Research On Super Alloy GH4169 Cutting Technology

In the field of aero-engines,the super alloy, which is known as "the cornerstone of advanced engine" has attracted more and more attention. With good mechanical properties,the super alloy become indispensable material of missiles, aircraft engines, gas turbines and other hot end parts, while its characteristic such as high strength, high hardness, low thermal conductivity and high elongation lead to low processing efficiency and poor quality. In the actual processing, the cost of production will increase sharply if the selection of cutting parameters or tool is unreasonable. Therefore, it is imperative to do the study of the super alloy cutting theory in aero-engine manufacturing industry.This study comprehensively researches on the process of turning and milling for nickel-based super alloy GH4169. Through logically – designed orthogonal experiment combined with regression algorithm, the effect of processing parameters on cutting force,cutting temperature and tool life is analyzed and the corresponding empirical formula is summarized. The results are verified in the actual production process. By using scanning electron microscopy and energy dispersive spectroscopy to analyze the position of tool wear,a law of tool wear is concluded, which provides a theoretical support for reasonably selecting machining parameters, drawing up machining plans and improving processing quality.The results shows that, when coating cutting tool, whose substrate material is cemented carbide, processes GH4169, the cutting force is changed obviously with the depth of cut increasing. And the effect caused by the change of cutting temperature and cutting tool life is more outstanding when cutting speed and feed rate are changed. At low speed, tool wear is mainly crater wear on the rake face and exfoliation from flank surface.
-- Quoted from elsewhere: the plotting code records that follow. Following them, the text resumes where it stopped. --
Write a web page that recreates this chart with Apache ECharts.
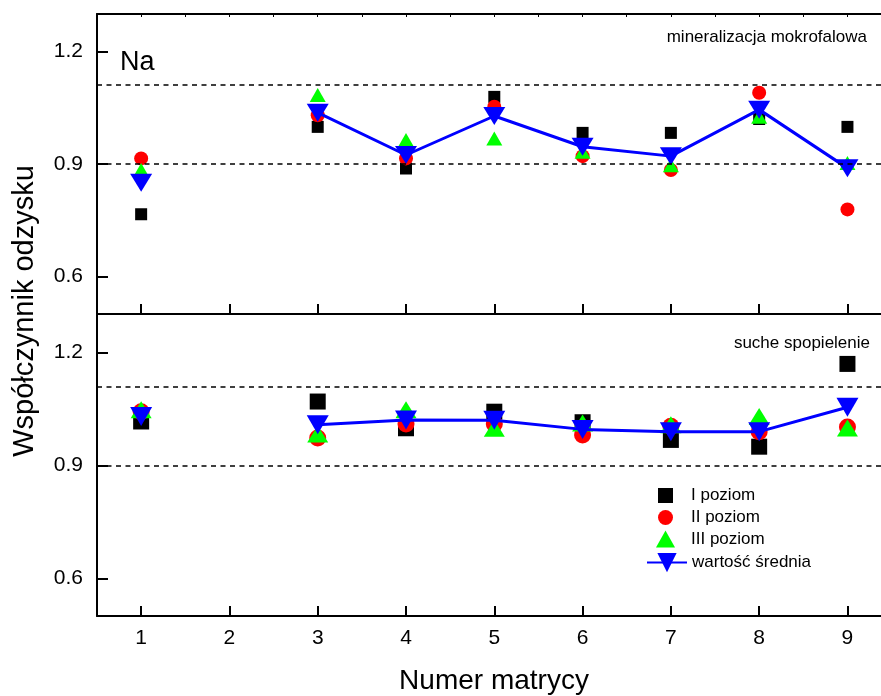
<!DOCTYPE html>
<html>
<head>
<meta charset="utf-8">
<title>Na - współczynnik odzysku</title>
<script src="https://cdn.jsdelivr.net/npm/echarts@6/dist/echarts.min.js"></script>
<style>
  html, body { margin: 0; padding: 0; background: #fff; }
  #chart { width: 881px; height: 696px; }
</style>
</head>
<body>
<div id="chart"></div>
<script>
// numer matrycy (2 - brak danych)
var matryce = [1, 2, 3, 4, 5, 6, 7, 8, 9];
var xTicks = [1, 2, 3, 4, 5, 6, 7, 8, 9];
var yTicks = [0.6, 0.9, 1.2];
var granice = [0.9, 1.11];   // linie przerywane

// mineralizacja mokrofalowa
var mokI   = [0.766, null, 0.999, 0.888, 1.079, 0.983, 0.983, 1.02, 0.999];
var mokII  = [0.915, null, 1.030, 0.915, 1.053, 0.921, 0.884, 1.090, 0.779];
var mokIII = [0.884, null, 1.084, 0.964, 0.968, 0.933, 0.897, 1.026, 0.903];
var mokSr  = [0.850, null, 1.037, 0.924, 1.028, 0.946, 0.921, 1.045, 0.889];

// suche spopielenie
var sucI   = [1.017, null, 1.070, 0.999, 1.043, 1.015, 0.968, 0.950, 1.170];
var sucII  = [1.043, null, 0.973, 1.010, 1.010, 0.981, 1.004, 0.990, 1.002];
var sucIII = [1.048, null, 0.984, 1.048, 0.999, 1.013, 1.008, 1.030, 1.000];
var sucSr  = [1.030, null, 1.008, 1.021, 1.020, 0.996, 0.990, 0.990, 1.055];

var font = 'Liberation Sans, Arial, sans-serif';

// pary [x, y] dla osi wartosci
function pary(arr) {
	var out = [];
	for (var i = 0; i < matryce.length; i++) {
		out.push([matryce[i], arr[i]]);
	}
	return out;
}

function osX(grid, pokazEtykiety) {
	return {
		type: 'value', gridIndex: grid, min: 0.5, max: 9.38,
		axisLine: {show: true, onZero: false, lineStyle: {color: '#000', width: 2}},
		axisTick: {show: true, inside: true, length: 10, customValues: xTicks, lineStyle: {color: '#000', width: 2}},
		axisLabel: {show: pokazEtykiety, customValues: xTicks, margin: 12, color: '#000', fontSize: 21, fontFamily: font},
		splitLine: {show: false}
	};
}

function osY(grid) {
	return {
		type: 'value', gridIndex: grid, min: 0.5, max: 1.3,
		axisLine: {show: true, onZero: false, lineStyle: {color: '#000', width: 2}},
		axisTick: {show: true, inside: true, length: 11, customValues: yTicks, lineStyle: {color: '#000', width: 2}},
		axisLabel: {show: true, customValues: yTicks, margin: 14, color: '#000', fontSize: 21, fontFamily: font,
			formatter: function (v) { return v.toFixed(1); }},
		splitLine: {show: false}
	};
}

function liniePrzerywane() {
	var d = [];
	for (var i = 0; i < granice.length; i++) d.push({yAxis: granice[i]});
	return {
		silent: true, symbol: 'none', label: {show: false},
		lineStyle: {color: '#000', type: [5, 4.5], width: 1.5},
		data: d
	};
}

// jeden panel = 4 serie
function serie(idx, I, II, III, sr, duze) {
	var sq = duze ? 16 : 12, ci = duze ? 17 : 14;
	var tr = duze ? [21, 17] : [16, 14];
	var dn = duze ? [22, 19] : [22, 18];
	return [
		{name: 'I poziom', type: 'scatter', xAxisIndex: idx, yAxisIndex: idx, symbol: 'rect', symbolSize: sq,
			itemStyle: {color: '#000', opacity: 1}, data: pary(I), markLine: liniePrzerywane()},
		{name: 'II poziom', type: 'scatter', xAxisIndex: idx, yAxisIndex: idx, symbol: 'circle', symbolSize: ci,
			itemStyle: {color: '#ff0000', opacity: 1}, data: pary(II)},
		{name: 'III poziom', type: 'scatter', xAxisIndex: idx, yAxisIndex: idx, symbol: 'triangle', symbolSize: tr,
			itemStyle: {color: '#00ff00', opacity: 1}, data: pary(III)},
		{name: 'wartość średnia', type: 'line', xAxisIndex: idx, yAxisIndex: idx, symbol: 'triangle', symbolRotate: 180,
			symbolSize: dn, showAllSymbol: true, connectNulls: false,
			itemStyle: {color: '#0000ff', opacity: 1}, lineStyle: {color: '#0000ff', width: 3}, data: pary(sr)}
	];
}

function legenda(nazwa, left, top, w, h, pad) {
	return {
		data: [nazwa], orient: 'vertical', left: left, top: top, padding: 0,
		itemWidth: w, itemHeight: h, selectedMode: false,
		textStyle: {color: '#000', fontSize: 17, fontFamily: font, padding: [0, 0, 0, pad]}
	};
}

var xTop = osX(0, false);
var xBorder = {
	type: 'value', gridIndex: 0, position: 'top', min: 0.5, max: 9.38, interval: 0.5,
	axisLine: {show: true, onZero: false, lineStyle: {color: '#000', width: 2}},
	axisTick: {show: true, inside: true, length: 3, lineStyle: {color: '#000', width: 1}},
	axisLabel: {show: false}, splitLine: {show: false}
};

var option = {
	backgroundColor: '#fff',
	animation: false,
	grid: [
		{left: 97, top: 14, right: 0, height: 300},
		{left: 97, top: 315, right: 0, height: 301}
	],
	xAxis: [xTop, osX(1, true), xBorder],
	yAxis: [osY(0), osY(1)],
	legend: [
		legenda('I poziom', 658, 487, 15, 15, 13),
		legenda('II poziom', 658, 509, 15, 15, 13),
		legenda('III poziom', 656, 530.5, 19, 17, 11),
		legenda('wartość średnia', 646, 553, 40, 24, 0)
	],
	series: serie(0, mokI, mokII, mokIII, mokSr, false).concat(serie(1, sucI, sucII, sucIII, sucSr, true)),
	graphic: [
		{type: 'text', left: 120, top: 49, style: {text: 'Na', fontSize: 27, fontFamily: font, fill: '#000'}},
		{type: 'text', x: 867, y: 37.5, style: {text: 'mineralizacja mokrofalowa', fontSize: 17, fontFamily: font,
			fill: '#000', align: 'right', verticalAlign: 'middle'}},
		{type: 'text', x: 870, y: 343, style: {text: 'suche spopielenie', fontSize: 17, fontFamily: font,
			fill: '#000', align: 'right', verticalAlign: 'middle'}},
		{type: 'text', x: 25, y: 311, rotation: Math.PI / 2, style: {text: 'Współczynnik odzysku', fontSize: 29,
			fontFamily: font, fill: '#000', align: 'center', verticalAlign: 'middle'}},
		{type: 'text', x: 494, y: 681, style: {text: 'Numer matrycy', fontSize: 28, fontFamily: font,
			fill: '#000', align: 'center', verticalAlign: 'middle'}}
	]
};

var myChart = echarts.init(document.getElementById('chart'));
myChart.setOption(option);
</script>
</body>
</html>
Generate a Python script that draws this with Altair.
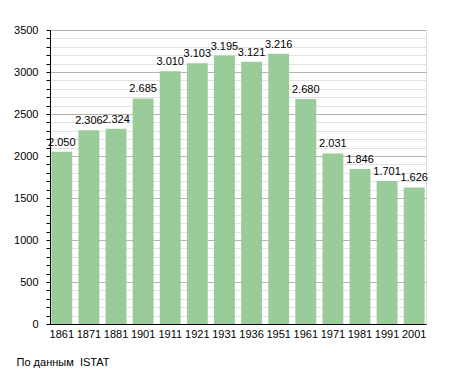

When cutting speed increases, the flank surface wear of tools becomes faster and also tipping occurs at the tip. To continue processing will result in tool failure, and ultimately tool will lose processing capacity.Cementation, friction and oxidative wear are the main wear mechanism.Finally, processing costs and efficiency as optimization objective, combined with empirical formula, are verified by machining parts on site. The optimal processing parameters are proved as more reasonable, which have achieved the goal of optimum processing efficiency and profit, with a strong guiding significance for the actual production.